=== Stated task ===
Omit pictures and quote the listing below line by line, from its start through the line that holds "const yTicks = [-50,0,50,100,150,200,250,300];".
- - - - - - -
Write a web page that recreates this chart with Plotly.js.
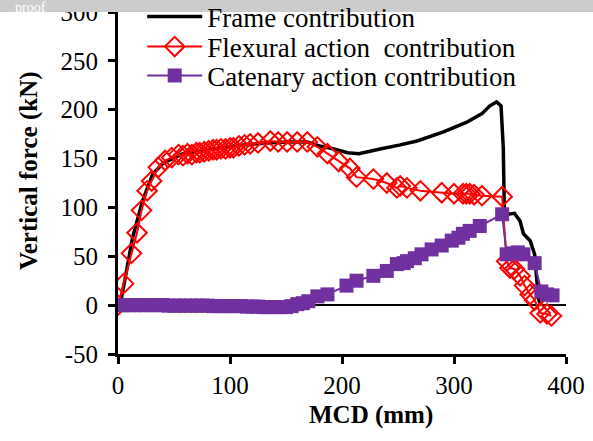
<!DOCTYPE html>
<html><head><meta charset="utf-8">
<script src="https://cdn.plot.ly/plotly-3.0.1.min.js"></script>
<style>html,body{margin:0;padding:0;background:#fff}#chart{width:593px;height:441px}</style>
</head><body><div id="chart"></div>
<script>
// Frame contribution (black line)
const frameX = [0,2,6,13,22,31,40,58,80,103,133,150,169,180,192,205,215,222,235,252,267,290,311,325,332,338,342,344,345,348,354,359,362,368,372,374,376,378];
const frameY = [0,1,25,69,107,134,145,155,159,163,166,167,167,163,160,156,155,157,160,164,168,177,187,196,204,208,204,161,93,93,94,86,73,66,52,25,4,0];
// Flexural action contribution (red open diamonds)
const flexX = [0,5,12,17,21,26,30,36,42,48,54,58,62,66,70,73,77,81,85,88,92,96,100,103,108,113,118,125,136,143,151,160,169,178,187,197,207,213,228,240,249,252,258,270,289,300,308,311,314,318,325,343,347,350,354,359,363,368,372,377,383,387];
const flexY = [0,22,53,74,97,117,127,141,148,151,154,153,155,154,156,156,157,158,159,159,160,160,161,161,163,164,165,166,168,167,167,167,167,162,155,147,140,131,129,125,120,122,120,117,115,114,114,114,114,113,112,111,45,38,37,30,20,11,5,-8,-9,-11];
// Catenary action contribution (purple filled squares)
const catX = [0,3,6,10,15,20,25,30,35,40,45,50,55,60,65,70,75,80,85,90,95,100,105,110,115,120,125,130,135,140,145,150,155,160,165,170,178,187,204,213,228,240,249,255,258,265,271,280,289,298,304,308,314,323,343,347,352,357,362,372,378,383,388];
const catY = [0,0,0,0,0,0,0,0,0,0,-0.5,-0.5,-0.5,-0.5,-0.5,-0.5,-0.5,-0.5,-1,-1,-1,-1,-1,-1,-1.5,-1.5,-1.5,-2,-2,-2,-2,-2,-1,1,2,4,9,11,20,25,30,35,42,43,45,48,52,57,61,66,69,73,76,81,93,52,53,54,52,43,14,11,10];
const seriesNames = ["Frame contribution","Flexural action\u00a0 contribution","Catenary action contribution"];
const xTicks = [0,100,200,300,400];
const yTicks = [-50,0,50,100,150,200,250,300];

const FONT = "Liberation Serif, Times New Roman, serif";
const traces = [
  {x: frameX, y: frameY, name: seriesNames[0], legend: "legend", mode: "lines", line: {color: "#000", width: 3.5}},
  {x: flexX, y: flexY, name: seriesNames[1], legend: "legend2", mode: "lines+markers", line: {color: "#ff0000", width: 2},
   marker: {symbol: "diamond-open", size: 15, color: "#ff0000", line: {width: 2, color: "#ff0000"}}},
  {x: catX, y: catY, name: seriesNames[2], legend: "legend3", mode: "lines+markers", line: {color: "#7030A0", width: 2},
   marker: {symbol: "square", size: 14, color: "#7030A0"}}
];
function leg(py) {
  return {x: 0.054, y: (354 - py) / 342, xanchor: "left", yanchor: "middle", bgcolor: "rgba(0,0,0,0)",
          font: {family: FONT, size: 27, color: "#000"}, itemwidth: 55};
}
const layout = {
  width: 593, height: 441,
  margin: {l: 118, r: 27, t: 12, b: 87, autoexpand: false},
  paper_bgcolor: "#fff", plot_bgcolor: "#fff",
  font: {family: FONT, size: 25, color: "#000"},
  showlegend: true,
  legend: leg(17), legend2: leg(47), legend3: leg(76),
  xaxis: {range: [0, 400], tickvals: xTicks, ticktext: xTicks.map(String), showgrid: false, zeroline: false,
          showline: true, linecolor: "#000", linewidth: 3, ticks: "outside", ticklen: 7, tickwidth: 3, tickcolor: "#000",
          ticklabeloverflow: "allow", tickfont: {family: FONT, size: 25}},
  yaxis: {range: [-50, 300], tickvals: yTicks, ticktext: yTicks.map(String), showgrid: false,
          zeroline: true, zerolinecolor: "#000", zerolinewidth: 2,
          showline: true, linecolor: "#000", linewidth: 3, ticks: "outside", ticklen: 7, tickwidth: 3, tickcolor: "#000",
          ticklabeloverflow: "allow", ticklabelstandoff: 5, tickfont: {family: FONT, size: 25}},
  annotations: [
    {text: "<b>MCD (mm)</b>", xref: "paper", yref: "paper", x: (371-118)/448, y: (354-415)/342, xanchor: "center", yanchor: "middle",
     showarrow: false, font: {family: FONT, size: 25}},
    {text: "<b>Vertical force (kN)</b>", xref: "paper", yref: "paper", x: (29-118)/448, y: (354-171)/342, textangle: -90,
     xanchor: "center", yanchor: "middle", showarrow: false, font: {family: FONT, size: 25}},
    {text: "proof", xref: "paper", yref: "paper", x: (14-118)/448, y: (354+1)/342, xanchor: "left", yanchor: "top",
     borderpad: 0, showarrow: false, font: {family: FONT, size: 14, color: "#fff"}}
  ],
  shapes: [
    {type: "rect", xref: "paper", yref: "paper", x0: -0.3, x1: 1.1, y0: 1.0, y1: 1.1, layer: "above",
     fillcolor: "#cccccc", line: {width: 0}}
  ]
};
Plotly.newPlot("chart", traces, layout, {displayModeBar: false, staticPlot: true});
</script></body></html>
- - - - - - -
=== Written solution ===
Write a web page that recreates this chart with Plotly.js.
<!DOCTYPE html>
<html><head><meta charset="utf-8">
<script src="https://cdn.plot.ly/plotly-3.0.1.min.js"></script>
<style>html,body{margin:0;padding:0;background:#fff}#chart{width:593px;height:441px}</style>
</head><body><div id="chart"></div>
<script>
// Frame contribution (black line)
const frameX = [0,2,6,13,22,31,40,58,80,103,133,150,169,180,192,205,215,222,235,252,267,290,311,325,332,338,342,344,345,348,354,359,362,368,372,374,376,378];
const frameY = [0,1,25,69,107,134,145,155,159,163,166,167,167,163,160,156,155,157,160,164,168,177,187,196,204,208,204,161,93,93,94,86,73,66,52,25,4,0];
// Flexural action contribution (red open diamonds)
const flexX = [0,5,12,17,21,26,30,36,42,48,54,58,62,66,70,73,77,81,85,88,92,96,100,103,108,113,118,125,136,143,151,160,169,178,187,197,207,213,228,240,249,252,258,270,289,300,308,311,314,318,325,343,347,350,354,359,363,368,372,377,383,387];
const flexY = [0,22,53,74,97,117,127,141,148,151,154,153,155,154,156,156,157,158,159,159,160,160,161,161,163,164,165,166,168,167,167,167,167,162,155,147,140,131,129,125,120,122,120,117,115,114,114,114,114,113,112,111,45,38,37,30,20,11,5,-8,-9,-11];
// Catenary action contribution (purple filled squares)
const catX = [0,3,6,10,15,20,25,30,35,40,45,50,55,60,65,70,75,80,85,90,95,100,105,110,115,120,125,130,135,140,145,150,155,160,165,170,178,187,204,213,228,240,249,255,258,265,271,280,289,298,304,308,314,323,343,347,352,357,362,372,378,383,388];
const catY = [0,0,0,0,0,0,0,0,0,0,-0.5,-0.5,-0.5,-0.5,-0.5,-0.5,-0.5,-0.5,-1,-1,-1,-1,-1,-1,-1.5,-1.5,-1.5,-2,-2,-2,-2,-2,-1,1,2,4,9,11,20,25,30,35,42,43,45,48,52,57,61,66,69,73,76,81,93,52,53,54,52,43,14,11,10];
const seriesNames = ["Frame contribution","Flexural action\u00a0 contribution","Catenary action contribution"];
const xTicks = [0,100,200,300,400];
const yTicks = [-50,0,50,100,150,200,250,300];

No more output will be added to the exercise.